Little Johnny Strikes Again! [Archive] - Chevelle Tech

: Little Johnny Strikes Again!


Notalent
Nov 19th, 08, 11:26 AM
Happy Hump Day!

A teacher asks her class, "If there are five birds sitting on a fence and you shoot one of them, how many will be left?" She calls on little Johnny.

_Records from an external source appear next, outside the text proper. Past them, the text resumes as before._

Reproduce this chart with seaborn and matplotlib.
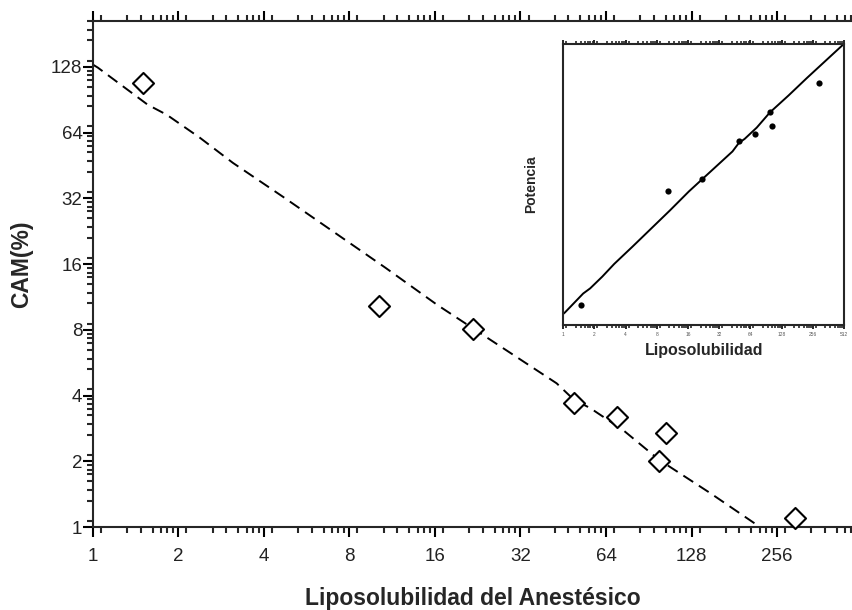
import numpy as np
import pandas as pd
import matplotlib
matplotlib.use("Agg")
import matplotlib.pyplot as plt
import matplotlib.ticker as mticker
import seaborn as sns

# measured points: liposolubility vs MAC (%)
liposol = [1.50, 10.2, 21.8, 49.4, 70.0, 104.0, 98.5, 296.0]
cam = [108.0, 10.3, 8.07, 3.70, 3.19, 2.70, 2.01, 1.096]

# hand-drawn trend line
line_x = [1.0, 1.04, 1.56, 1.82, 2.38, 3.11, 4.67, 10.7, 16.3, 42.9, 49.4, 56.2, 73.5, 98.5, 149.0, 223.0, 512.0]
line_cam = [131.0, 127.0, 85.8, 77.2, 60.6, 46.5, 32.5, 15.4, 10.4, 4.55, 3.82, 3.51, 2.78, 2.03, 1.43, 1.0, 0.49]

x_ticks = [1, 2, 4, 8, 16, 32, 64, 128, 256, 512]
y_ticks = [1, 2, 4, 8, 16, 32, 64, 128]

df = pd.DataFrame({"x": liposol, "cam": cam})
df["potencia"] = 1.0 / df["cam"]
line = pd.DataFrame({"x": line_x, "cam": line_cam})
line["potencia"] = 1.0 / line["cam"]

sns.set_theme(style="ticks")
plt.rcParams['font.family'] = ['Liberation Sans Narrow', 'Liberation Sans', 'DejaVu Sans']
plt.rcParams['axes.linewidth'] = 1.5

# odd minor tick pattern of the original, as fractions of an octave
frac = [0.094, 0.40, 0.56, 0.70, 0.80, 0.87, 0.94]
def minor_pos(n):
    return [2 ** (k + f) for k in range(n) for f in frac]

fig = plt.figure(figsize=(8.52, 6.10), dpi=100)
ax = fig.add_axes([0.109, 0.136, 0.891, 0.830])

sns.lineplot(data=line, x="x", y="cam", ax=ax, estimator=None, sort=False,
             color="black", lw=1.4, linestyle=(0, (6, 3.5)))
sns.scatterplot(data=df, x="x", y="cam", ax=ax, marker="D", s=115,
                facecolor="white", edgecolor="black", linewidth=1.5, zorder=5, clip_on=False)

ax.set_xscale("log", base=2)
ax.set_yscale("log", base=2)
ax.set_xlim(1, 470)
ax.set_ylim(1, 208)
ax.xaxis.set_major_locator(mticker.FixedLocator(x_ticks))
ax.xaxis.set_major_formatter(mticker.FixedFormatter([str(t) for t in x_ticks]))
ax.yaxis.set_major_locator(mticker.FixedLocator(y_ticks))
ax.yaxis.set_major_formatter(mticker.FixedFormatter([str(t) for t in y_ticks]))
ax.xaxis.set_minor_locator(mticker.FixedLocator(minor_pos(9)))
ax.yaxis.set_minor_locator(mticker.FixedLocator(minor_pos(8)))
ax.xaxis.set_minor_formatter(mticker.NullFormatter())
ax.yaxis.set_minor_formatter(mticker.NullFormatter())
ax.spines['right'].set_visible(False)
ax.tick_params(which='major', direction='out', length=7, width=1.5, top=True,
               labeltop=False, labelsize=13.5, colors='black')
ax.tick_params(which='minor', direction='out', length=4, width=1.5, top=True)
ax.tick_params(axis='x', which='major', pad=8)
ax.tick_params(axis='y', which='major', pad=0.5)
for lab in ax.get_xticklabels() + ax.get_yticklabels():
    lab.set_color('#222222')

ax.set_xlabel("Liposolubilidad del Anestésico", fontsize=16.5, fontweight='bold',
              family=['Liberation Sans', 'DejaVu Sans'])
ax.set_ylabel("CAM(%)", fontsize=16.5, fontweight='bold',
              family=['Liberation Sans', 'DejaVu Sans'])
ax.xaxis.set_label_coords(0.5, -0.118)
ax.yaxis.set_label_coords(-0.079, 0.52)

# inset: potency = 1 / MAC
ins = fig.add_axes([0.661, 0.467, 0.3298, 0.461])
sns.lineplot(data=line, x="x", y="potencia", ax=ins, estimator=None, sort=False,
             color="black", lw=1.4)
sns.scatterplot(data=df, x="x", y="potencia", ax=ins, s=20, color="black",
                edgecolor="black", linewidth=0, zorder=5)
ins.set_xscale("log", base=2)
ins.set_yscale("log", base=2)
ins.set_xlim(1, 512)
ins.set_ylim(0.00606, 2.03)
ins.xaxis.set_major_locator(mticker.FixedLocator(x_ticks))
ins.xaxis.set_major_formatter(mticker.FixedFormatter([str(t) for t in x_ticks]))
ins.xaxis.set_minor_locator(mticker.FixedLocator(minor_pos(9)))
ins.xaxis.set_minor_formatter(mticker.NullFormatter())
ins.yaxis.set_major_locator(mticker.NullLocator())
ins.yaxis.set_minor_locator(mticker.NullLocator())
ins.tick_params(which='major', direction='out', length=3, width=1.2, top=True,
                labeltop=False, labelsize=3.5, pad=2, colors='black')
ins.tick_params(which='minor', direction='out', length=2, width=1.2, top=True)
for lab in ins.get_xticklabels():
    lab.set_color('#555555')
ins.set_xlabel("Liposolubilidad", fontsize=11.5, fontweight='bold',
               family=['Liberation Sans Narrow', 'Liberation Sans', 'DejaVu Sans'], labelpad=4)
ins.set_ylabel("Potencia", fontsize=10, fontweight='bold',
               family=['Liberation Sans', 'DejaVu Sans'], labelpad=18)

fig.savefig("out.png", dpi=100)
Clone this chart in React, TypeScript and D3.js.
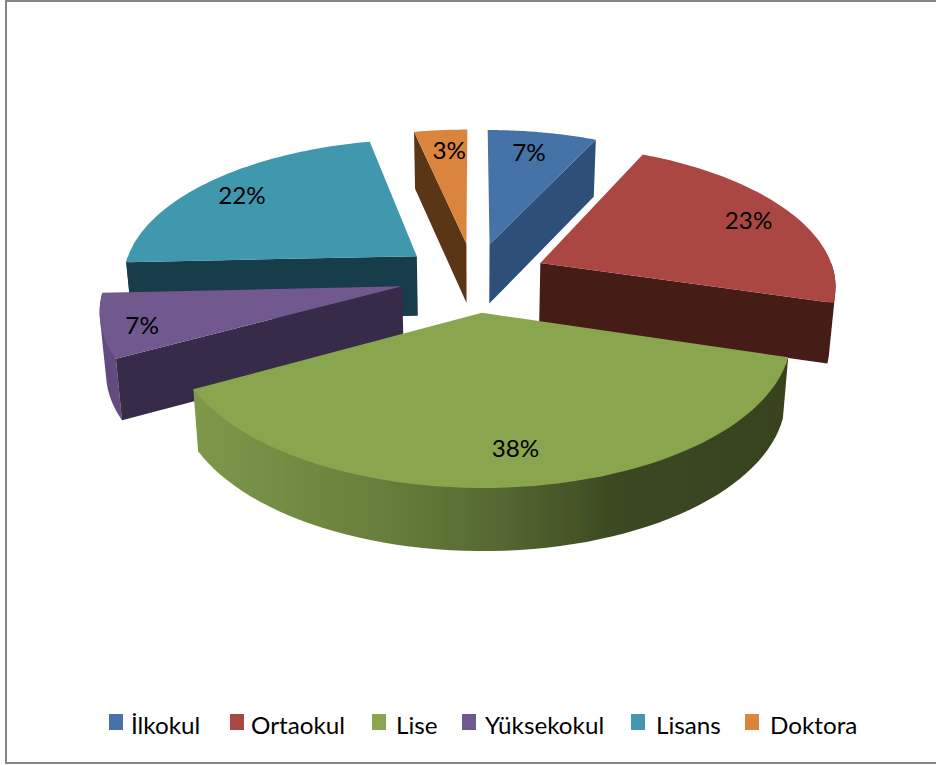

"None, they all fly away with the first gunshot."
The teacher replies, "The correct answer is four, but I like your thinking." Then Little Johnny says, "I have a question for YOU. There are three women sitting on a bench having ice cream. One is delicately licking the sides of the triple scoop of ice cream. The second is gobbling down the top and sucking the cone. The third is biting off the top of the ice cream. Which one is married?"
The teacher, blushing a great deal, replies, "Well I suppose the one that's gobbled down the top and sucked the cone." "The correct answer is the one with the wedding ring on... but I like your thinking."

chevelledude71
Nov 19th, 08, 12:03 PM
Gotta love those Little Johnny jokes.

68KMENO
Nov 19th, 08, 12:07 PM
l:) :thumbsup:

busterwivell
Nov 19th, 08, 2:14 PM
And my daughter wonders why I call my grandson Jonathan "Lil Johnny".

sg5492
Nov 19th, 08, 9:30 PM
:thumbsup:

MEJ1990TM
Nov 19th, 08, 9:44 PM
That must be an old one. It is now not PC to talk about the hurting of poor, innocent aminuls.

Funny either way. :)

67shovel
Nov 20th, 08, 8:49 AM
Class, I want you to use the word fascinate in a sentence. From the back of the class Lil Johnny is waving his hand. OK Johnny....... My sisters sweater has 10 buttons, but her ti ts are so big she can only fasten eight!!

cessnarob
Nov 20th, 08, 9:16 AM
and my daughter wonders why i call my grandson jonathan "lil johnny".

:d

Chicken Coupe
Nov 20th, 08, 9:23 AM
:thumbsup:

A shopkeeper was dismayed when a brand new business much like his own opened up next door and erected a huge sign reading, “BEST DEALS.”

He was horrified when another competitor opened up on his right, and announced its arrival with an even larger sign reading, “LOWEST PRICES.”

The shopkeeper panicked, until he got an idea. He put the biggest sign of all over his own shop. It read: “MAIN ENTRANCE.”